Cela aurait pu être un polar. D'ailleurs, on le classe parfois dans cette catégorie. Pourtant, il n'a rien d'un polar. Surtout pas son héros.
Richard Brautigan s'amuse avec les codes du genre pour les retourner avec grand plaisir.
Le héros du jour s'appelle C. Card et il est détective privé. Du moins, il aime à le penser bien que sa situation évoque plutôt l'accident de parcours. Sans le sou, malhonnête ; Card est avant tout un grand rêveur. Son monde n'est pas le nôtre, c'est Babylone, une rêverie qui lui permet de s'imaginer en grand. En très Grand. Le reste du temps, dans la réalité, c'est un corniaud endetté. Mais terriblement attachant. Et le voilà sur une affaire...

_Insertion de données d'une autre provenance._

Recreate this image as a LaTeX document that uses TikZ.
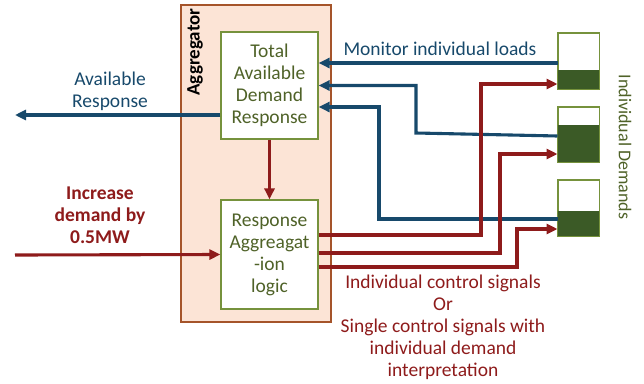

Brautigan n'a pas son pareil pour créer un univers pittoresque et des personnages bien décalés. On est servi avec Card, tellement à côté de ses pompes que même le lecteur a de l'avance sur lui. Raconté à la première personne, Un privé à Babylone se montre généreux dans les réflexions et délires absurdes de son personnage. On s'attendait à un polar, et voilà qu'on se retrouve dans un pastiche. Écrit simplement, et parfois sacrément drôle, le livre se lit très rapidement. La finalité compte moins ici que le voyage aux côtés d'un esprit étrange qui se montre rapidement aimable.
Soyez prévenus : ce n'est pas un roman policier qui vous attend, mais une tranche de vie acidulée. Et pas n'importe laquelle puisqu'elle appartient à une pure figure de la décontraction et du laisser-aller.
En soi, c'est déjà assez revigorant.